Sunday, September 25, 2011

Washing Laundry In Russia

18 Sept 2011
We should be sending these entries to Brenna (our granddaughter @ BYU-I whose favorite person is her Granpa) to do a re-write.  Her blog is so entertaining so we feel sorry for you who read this one cuz we are so not creative.  This week has flown by although it has been a little slow at the office.  We have been busy doing things like getting settle in, organizing and cleaning our apt (still much to do), and learning our way around.  Everything is a new experience and while so similar, amazingly different.  For example;
We went shopping yesterday across the river (Left Bank) at a big mall, anchored by a huge IKEA on one end and a Store called Ashons (Awahc in Russian) which was like a super Wal-Mart on the other.  In between were stores like Levi, Ecco, Rockport, etc.  You could have put this mall down in the middle of Seattle and not be able to tell the difference.  It is quite amazing actually when you think that just 20 years ago these people had nothing, many were starving and upscale shopping was unheard of.  We have met several people who lived through that time and their stories are amazing.
Shopping is a real experience.  First of all if you think people are rude when you go shopping at home you really need to experience this to appreciate home.  The difference here tho’ is that people are not trying to be rude – it is just the Russian way.  I was standing in line waiting my turn when out of nowhere some lady bumped me out of the way and took her place at the front of the line.  Apparently, you have to actually be talking to the clerk or doing your thing or else you really aren’t in line.  Well, there really aren’t any lines anywhere – not even on the roads.  You can drive where ever you want to (if you dare) so where we would normally have two lanes these people have however many cars can squeeze into the space provided.  Sorry I am rambling – back to the shopping.
So you pick up your produce and then you must go to a scale where there is either a clerk or a number board.  You put your item on the scale and punch a number or hand it to the clerk if one is on duty and the tag with the amount is printed out for you to stick on your bag of produce.  Then it goes into your cart while you finish shopping THEN to the check out.  Bulk items are the same process.  So there are plenty of opportunities to “stand in line” or get booted out of the way.  It only took once for us (in some things we are not slow learners) so by the end of the day we were pretty good at getting in and getting out of where we needed to be.  Then we got a taxi (fortunately for us he spoke a little English) and headed for home.  Total time – 10:30am to 5:30 pm.  A very long day for a little shopping trip.
Everything in Russia is hard.  Shopping wasn’t easy (but I guess it really never is) and simple everyday tasks that we take for granted are tedious here.  An example would be washing the laundry.   You can’t just put the clothes in the machine, set the dial and walk away to go do something else.
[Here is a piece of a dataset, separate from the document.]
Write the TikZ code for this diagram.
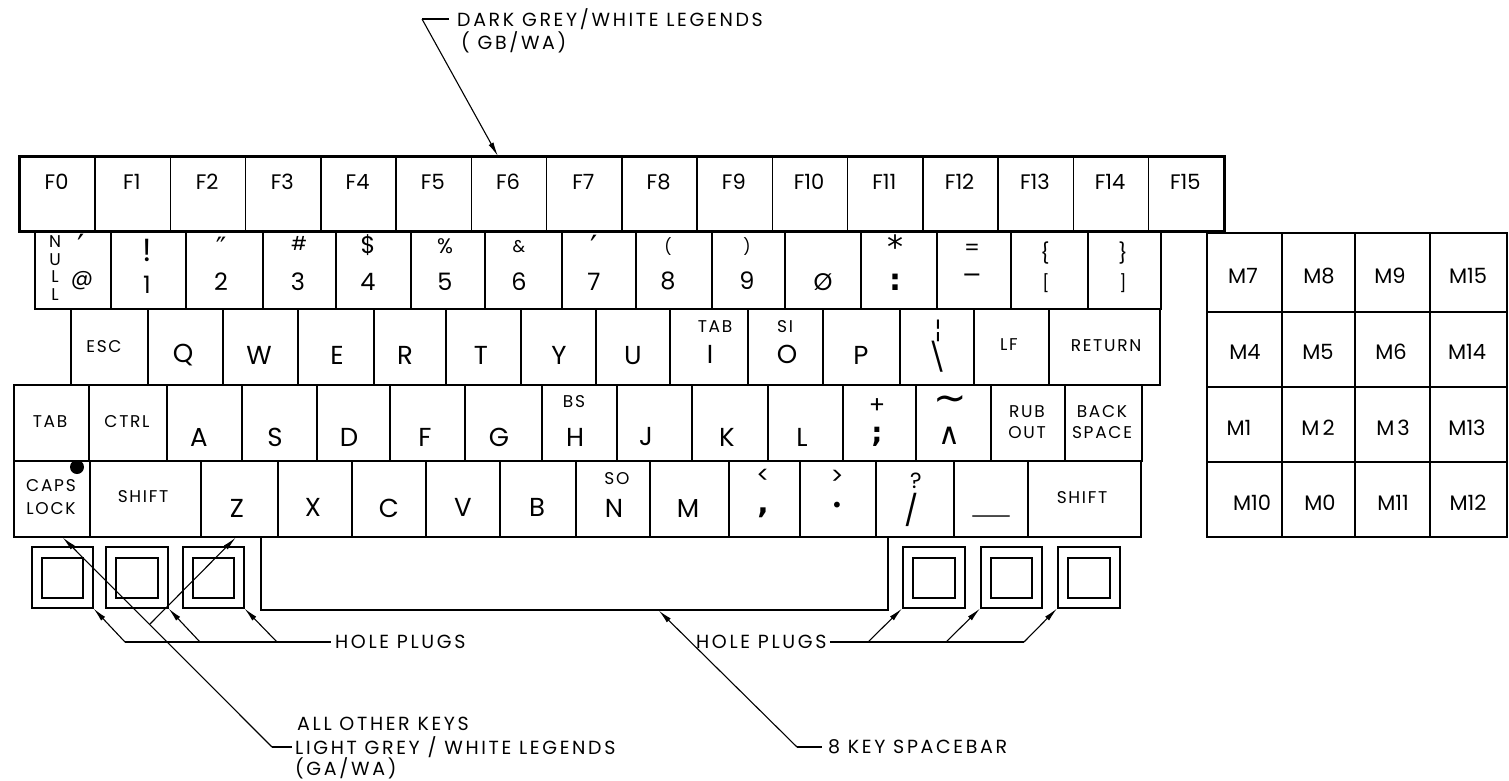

Here one must attend to every detail.  First we fill the washer with water.  This is done by taking the shower head of the hand held shower and using the hose to fill the washer (which sits right by the tub so is quite convienient!!).  The washer holds about the equivalent of 1 bedsheet and 2 pillow cases.  Once full you add detergent and bleach turn the dial to about 6 and it starts agitating.  Then you must take the clothes out of the wash water and put them in the spinner compartment and turn the dial to 2 to spin.  Then you turn on the pump to pump out the wash water (you can speed this process up by using a pan to scoop out the water while it is pumping – this we have learned to do to help out the poor machine).  Then you repeat the process for the rinse.  Now the best part.  NO DRYER.  So we string up clothesline all over the apt pull out the drying rack and turn on the fan to dry clothes.  Generally, this is an overnite process.
The people we have actually met have been very kind.  We are not doing too well with our Russian so still struggle with the communication.  The problem really is that everyone wants to speak English with us.  Well, not everyone, but those who know a little English like to practice it on us.  We would like to practice our Russian on them – but oh well.  This city is beautiful and the people are definitely growing on us.  We have made several friends and look forward to serving the people here for the next several months. 
We know that God knows and loves all of his children the world over.  May he bless all of you in everything in your life.  We love you all.